▸ INSTRUCTIONS TO FOLLOW
Report the count of lines below in which the string "this" occurs; include nothing else.

━━━━━ RECORDED INFORMATION

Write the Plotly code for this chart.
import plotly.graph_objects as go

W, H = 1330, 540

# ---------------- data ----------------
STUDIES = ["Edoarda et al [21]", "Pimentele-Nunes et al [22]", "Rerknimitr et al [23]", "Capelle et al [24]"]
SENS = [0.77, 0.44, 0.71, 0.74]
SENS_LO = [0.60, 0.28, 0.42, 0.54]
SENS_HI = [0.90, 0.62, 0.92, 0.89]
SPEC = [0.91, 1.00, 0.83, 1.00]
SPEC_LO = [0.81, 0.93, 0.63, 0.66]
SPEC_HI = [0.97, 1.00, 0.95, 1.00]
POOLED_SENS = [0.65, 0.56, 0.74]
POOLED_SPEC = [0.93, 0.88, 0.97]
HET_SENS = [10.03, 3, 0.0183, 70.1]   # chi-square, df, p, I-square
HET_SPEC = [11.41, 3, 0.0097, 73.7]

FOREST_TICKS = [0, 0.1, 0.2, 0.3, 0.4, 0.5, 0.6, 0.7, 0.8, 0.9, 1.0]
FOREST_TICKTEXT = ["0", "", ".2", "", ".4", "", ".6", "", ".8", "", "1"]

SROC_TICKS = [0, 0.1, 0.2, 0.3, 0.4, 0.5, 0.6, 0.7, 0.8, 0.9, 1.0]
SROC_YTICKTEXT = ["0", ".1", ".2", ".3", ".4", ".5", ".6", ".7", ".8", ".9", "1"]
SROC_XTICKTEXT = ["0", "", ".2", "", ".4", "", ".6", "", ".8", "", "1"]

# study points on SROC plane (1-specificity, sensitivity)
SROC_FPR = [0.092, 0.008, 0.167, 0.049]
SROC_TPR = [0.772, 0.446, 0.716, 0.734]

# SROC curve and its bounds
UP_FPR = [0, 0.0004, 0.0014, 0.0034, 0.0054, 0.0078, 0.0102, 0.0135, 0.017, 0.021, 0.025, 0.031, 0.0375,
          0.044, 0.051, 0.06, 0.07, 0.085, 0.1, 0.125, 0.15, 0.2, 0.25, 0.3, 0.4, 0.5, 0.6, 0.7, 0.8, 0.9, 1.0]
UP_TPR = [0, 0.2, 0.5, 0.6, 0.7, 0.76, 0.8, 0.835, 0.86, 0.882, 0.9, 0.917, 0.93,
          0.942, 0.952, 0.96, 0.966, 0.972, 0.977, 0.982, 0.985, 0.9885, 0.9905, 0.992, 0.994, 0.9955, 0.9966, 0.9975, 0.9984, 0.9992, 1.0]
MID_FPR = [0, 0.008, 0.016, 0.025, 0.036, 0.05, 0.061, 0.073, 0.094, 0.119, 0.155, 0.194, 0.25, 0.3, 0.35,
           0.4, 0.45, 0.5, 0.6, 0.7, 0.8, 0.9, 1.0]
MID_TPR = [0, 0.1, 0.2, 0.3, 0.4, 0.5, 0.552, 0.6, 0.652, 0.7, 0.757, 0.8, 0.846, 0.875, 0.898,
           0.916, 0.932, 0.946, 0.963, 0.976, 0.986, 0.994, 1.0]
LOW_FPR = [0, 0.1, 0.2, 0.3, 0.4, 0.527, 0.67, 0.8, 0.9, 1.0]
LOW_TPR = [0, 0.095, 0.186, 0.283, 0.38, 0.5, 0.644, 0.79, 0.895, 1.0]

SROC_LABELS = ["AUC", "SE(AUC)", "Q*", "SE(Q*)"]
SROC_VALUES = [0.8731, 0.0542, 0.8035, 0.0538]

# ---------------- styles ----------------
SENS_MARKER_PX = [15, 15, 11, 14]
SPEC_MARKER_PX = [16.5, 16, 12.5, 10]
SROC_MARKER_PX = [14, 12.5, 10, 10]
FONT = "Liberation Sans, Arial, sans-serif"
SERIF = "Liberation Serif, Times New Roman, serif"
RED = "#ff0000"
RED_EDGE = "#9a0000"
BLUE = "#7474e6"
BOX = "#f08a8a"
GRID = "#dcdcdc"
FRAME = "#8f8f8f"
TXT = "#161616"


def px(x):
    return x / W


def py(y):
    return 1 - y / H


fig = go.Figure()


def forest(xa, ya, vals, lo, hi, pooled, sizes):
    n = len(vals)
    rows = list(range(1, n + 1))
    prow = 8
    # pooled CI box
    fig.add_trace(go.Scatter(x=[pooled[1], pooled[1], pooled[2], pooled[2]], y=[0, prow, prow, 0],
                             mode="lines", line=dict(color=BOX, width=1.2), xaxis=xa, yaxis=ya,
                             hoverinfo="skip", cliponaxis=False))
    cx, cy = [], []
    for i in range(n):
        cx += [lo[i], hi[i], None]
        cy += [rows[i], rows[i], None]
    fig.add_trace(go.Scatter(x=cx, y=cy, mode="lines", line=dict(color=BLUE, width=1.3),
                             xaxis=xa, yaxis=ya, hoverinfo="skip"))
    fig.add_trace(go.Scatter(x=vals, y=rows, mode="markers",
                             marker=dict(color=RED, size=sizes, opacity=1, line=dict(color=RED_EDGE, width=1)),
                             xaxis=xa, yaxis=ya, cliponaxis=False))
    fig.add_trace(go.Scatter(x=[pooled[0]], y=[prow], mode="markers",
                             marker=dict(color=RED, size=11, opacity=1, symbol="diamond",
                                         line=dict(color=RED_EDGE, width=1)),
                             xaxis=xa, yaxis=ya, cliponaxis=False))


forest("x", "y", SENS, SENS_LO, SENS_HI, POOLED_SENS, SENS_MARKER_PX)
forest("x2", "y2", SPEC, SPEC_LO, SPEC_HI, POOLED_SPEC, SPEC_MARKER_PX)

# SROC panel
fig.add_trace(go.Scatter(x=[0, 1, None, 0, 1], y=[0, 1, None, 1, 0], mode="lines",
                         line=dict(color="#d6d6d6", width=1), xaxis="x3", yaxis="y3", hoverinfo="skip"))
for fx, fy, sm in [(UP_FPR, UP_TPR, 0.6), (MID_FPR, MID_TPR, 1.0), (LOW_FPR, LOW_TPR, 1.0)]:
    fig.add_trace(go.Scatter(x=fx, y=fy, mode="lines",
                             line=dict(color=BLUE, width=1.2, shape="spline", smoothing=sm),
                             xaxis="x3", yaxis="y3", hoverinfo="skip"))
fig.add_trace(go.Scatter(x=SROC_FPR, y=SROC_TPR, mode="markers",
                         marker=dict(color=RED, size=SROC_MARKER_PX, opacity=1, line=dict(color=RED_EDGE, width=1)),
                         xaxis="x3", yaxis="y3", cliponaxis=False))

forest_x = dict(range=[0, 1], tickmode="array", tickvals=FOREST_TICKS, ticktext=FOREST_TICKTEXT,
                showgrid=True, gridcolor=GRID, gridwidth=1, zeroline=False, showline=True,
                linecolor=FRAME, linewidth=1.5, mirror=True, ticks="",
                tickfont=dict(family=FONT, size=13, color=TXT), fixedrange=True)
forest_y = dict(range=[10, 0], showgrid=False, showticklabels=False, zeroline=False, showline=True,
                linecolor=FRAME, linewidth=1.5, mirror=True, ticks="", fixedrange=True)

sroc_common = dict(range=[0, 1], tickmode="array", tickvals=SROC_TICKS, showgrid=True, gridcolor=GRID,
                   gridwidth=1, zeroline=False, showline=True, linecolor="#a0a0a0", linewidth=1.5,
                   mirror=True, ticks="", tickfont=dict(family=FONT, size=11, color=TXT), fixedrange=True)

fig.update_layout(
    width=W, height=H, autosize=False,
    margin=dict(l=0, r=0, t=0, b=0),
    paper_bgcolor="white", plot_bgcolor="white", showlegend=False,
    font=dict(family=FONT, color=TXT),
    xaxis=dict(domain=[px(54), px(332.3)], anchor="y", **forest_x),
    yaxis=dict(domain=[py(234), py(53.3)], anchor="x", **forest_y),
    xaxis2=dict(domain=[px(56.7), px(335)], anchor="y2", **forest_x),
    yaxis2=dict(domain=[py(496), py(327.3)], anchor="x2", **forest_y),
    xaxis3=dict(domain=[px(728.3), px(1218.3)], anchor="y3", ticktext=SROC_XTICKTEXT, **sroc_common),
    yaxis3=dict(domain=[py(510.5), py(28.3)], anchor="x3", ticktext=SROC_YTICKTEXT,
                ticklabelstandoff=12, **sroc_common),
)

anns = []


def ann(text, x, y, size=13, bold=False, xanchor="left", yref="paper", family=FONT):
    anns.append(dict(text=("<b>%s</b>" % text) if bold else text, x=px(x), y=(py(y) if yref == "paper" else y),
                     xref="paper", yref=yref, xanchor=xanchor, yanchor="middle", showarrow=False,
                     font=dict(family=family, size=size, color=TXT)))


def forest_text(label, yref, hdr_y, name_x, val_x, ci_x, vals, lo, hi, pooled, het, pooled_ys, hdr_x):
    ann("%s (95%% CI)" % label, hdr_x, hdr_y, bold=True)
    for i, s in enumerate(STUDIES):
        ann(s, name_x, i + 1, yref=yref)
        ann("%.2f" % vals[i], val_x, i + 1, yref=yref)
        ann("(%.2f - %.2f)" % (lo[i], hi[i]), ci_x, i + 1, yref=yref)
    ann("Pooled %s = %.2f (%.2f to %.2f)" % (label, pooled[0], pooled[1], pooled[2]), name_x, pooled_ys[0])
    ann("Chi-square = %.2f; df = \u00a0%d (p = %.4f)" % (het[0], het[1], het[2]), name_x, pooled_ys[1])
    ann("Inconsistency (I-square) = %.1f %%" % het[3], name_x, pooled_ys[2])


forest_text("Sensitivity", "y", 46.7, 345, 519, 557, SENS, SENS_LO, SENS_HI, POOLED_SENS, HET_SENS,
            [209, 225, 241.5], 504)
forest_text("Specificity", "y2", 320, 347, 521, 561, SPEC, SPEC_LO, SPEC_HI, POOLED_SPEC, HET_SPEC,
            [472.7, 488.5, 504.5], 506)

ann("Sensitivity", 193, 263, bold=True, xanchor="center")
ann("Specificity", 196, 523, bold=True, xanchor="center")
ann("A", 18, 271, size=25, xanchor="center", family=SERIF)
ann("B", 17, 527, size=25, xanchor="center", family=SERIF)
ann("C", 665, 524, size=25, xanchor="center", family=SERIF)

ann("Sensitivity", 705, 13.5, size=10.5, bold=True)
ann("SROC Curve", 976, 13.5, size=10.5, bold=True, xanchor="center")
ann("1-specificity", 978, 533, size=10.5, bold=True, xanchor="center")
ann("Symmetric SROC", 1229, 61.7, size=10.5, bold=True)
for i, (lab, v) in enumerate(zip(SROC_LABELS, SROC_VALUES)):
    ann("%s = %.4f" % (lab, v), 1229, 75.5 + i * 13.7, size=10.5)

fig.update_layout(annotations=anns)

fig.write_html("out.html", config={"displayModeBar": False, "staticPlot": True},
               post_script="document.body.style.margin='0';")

━━━━━━━━━━
━━━━━ RECORDED INFORMATION

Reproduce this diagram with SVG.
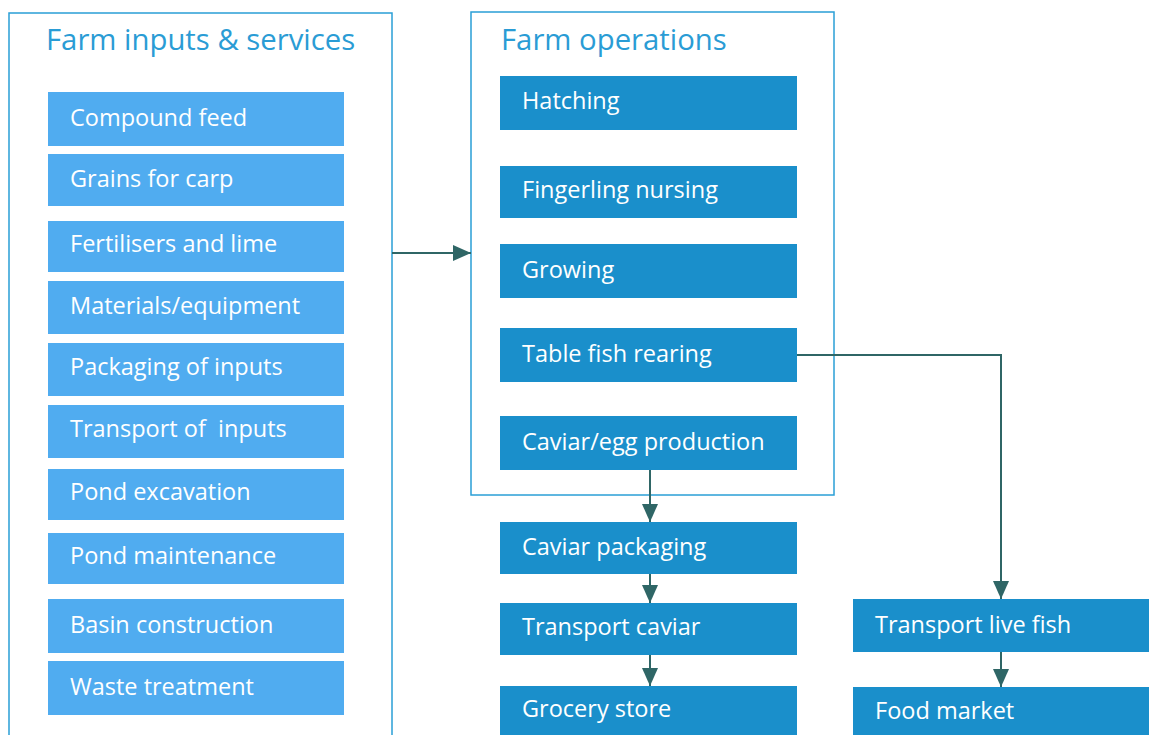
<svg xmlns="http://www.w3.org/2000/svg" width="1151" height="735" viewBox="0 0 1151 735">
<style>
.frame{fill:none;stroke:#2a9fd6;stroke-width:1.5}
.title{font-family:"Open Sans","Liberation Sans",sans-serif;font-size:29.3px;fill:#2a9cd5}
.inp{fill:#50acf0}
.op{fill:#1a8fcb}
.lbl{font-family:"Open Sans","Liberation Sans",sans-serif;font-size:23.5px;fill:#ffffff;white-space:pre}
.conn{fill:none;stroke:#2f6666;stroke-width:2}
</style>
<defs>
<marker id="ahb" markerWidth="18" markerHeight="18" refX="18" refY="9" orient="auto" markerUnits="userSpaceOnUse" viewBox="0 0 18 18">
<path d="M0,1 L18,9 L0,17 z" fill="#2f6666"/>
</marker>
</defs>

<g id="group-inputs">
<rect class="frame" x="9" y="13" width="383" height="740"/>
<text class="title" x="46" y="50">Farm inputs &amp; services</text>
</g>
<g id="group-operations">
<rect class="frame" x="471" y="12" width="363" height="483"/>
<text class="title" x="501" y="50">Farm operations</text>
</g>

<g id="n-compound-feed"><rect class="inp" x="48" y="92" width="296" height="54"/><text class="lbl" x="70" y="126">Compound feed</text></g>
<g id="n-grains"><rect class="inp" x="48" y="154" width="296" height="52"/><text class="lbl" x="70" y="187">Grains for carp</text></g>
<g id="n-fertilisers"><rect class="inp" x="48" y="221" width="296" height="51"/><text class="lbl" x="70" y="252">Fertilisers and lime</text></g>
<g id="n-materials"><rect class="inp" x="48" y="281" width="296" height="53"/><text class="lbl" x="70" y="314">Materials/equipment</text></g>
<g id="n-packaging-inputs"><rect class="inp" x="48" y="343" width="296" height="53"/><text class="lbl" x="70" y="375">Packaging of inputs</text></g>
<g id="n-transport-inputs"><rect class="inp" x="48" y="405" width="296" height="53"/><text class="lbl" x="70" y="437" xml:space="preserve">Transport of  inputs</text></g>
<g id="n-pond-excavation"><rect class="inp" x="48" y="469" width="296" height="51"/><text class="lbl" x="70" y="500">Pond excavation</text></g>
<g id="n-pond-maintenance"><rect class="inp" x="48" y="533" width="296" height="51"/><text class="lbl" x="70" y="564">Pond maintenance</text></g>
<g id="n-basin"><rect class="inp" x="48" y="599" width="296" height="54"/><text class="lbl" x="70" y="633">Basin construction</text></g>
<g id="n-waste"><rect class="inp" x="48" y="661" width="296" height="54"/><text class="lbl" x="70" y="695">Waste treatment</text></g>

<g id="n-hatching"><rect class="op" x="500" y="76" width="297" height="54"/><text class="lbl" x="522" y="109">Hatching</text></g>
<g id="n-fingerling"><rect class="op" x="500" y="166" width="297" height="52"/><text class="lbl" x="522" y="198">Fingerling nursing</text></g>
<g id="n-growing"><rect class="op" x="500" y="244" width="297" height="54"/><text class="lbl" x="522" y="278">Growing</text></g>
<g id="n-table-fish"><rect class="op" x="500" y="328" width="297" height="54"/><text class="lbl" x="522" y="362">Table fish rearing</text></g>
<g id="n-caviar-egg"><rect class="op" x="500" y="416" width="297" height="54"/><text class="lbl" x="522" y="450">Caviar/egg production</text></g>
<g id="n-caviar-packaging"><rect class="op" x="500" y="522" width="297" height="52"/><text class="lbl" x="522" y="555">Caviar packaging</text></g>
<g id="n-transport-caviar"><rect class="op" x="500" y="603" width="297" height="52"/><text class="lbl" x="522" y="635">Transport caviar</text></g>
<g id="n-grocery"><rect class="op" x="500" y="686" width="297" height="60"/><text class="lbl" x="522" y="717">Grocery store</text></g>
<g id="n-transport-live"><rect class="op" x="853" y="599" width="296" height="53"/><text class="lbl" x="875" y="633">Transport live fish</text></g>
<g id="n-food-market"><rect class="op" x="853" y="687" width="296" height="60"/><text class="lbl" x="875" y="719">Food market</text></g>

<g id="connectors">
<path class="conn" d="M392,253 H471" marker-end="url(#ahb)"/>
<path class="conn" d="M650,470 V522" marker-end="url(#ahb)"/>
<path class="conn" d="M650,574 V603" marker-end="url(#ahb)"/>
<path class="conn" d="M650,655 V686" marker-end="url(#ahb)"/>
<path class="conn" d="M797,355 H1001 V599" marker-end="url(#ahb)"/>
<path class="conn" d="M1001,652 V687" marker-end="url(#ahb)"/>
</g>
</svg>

━━━━━━━━━━

▸ FINAL RESULT
2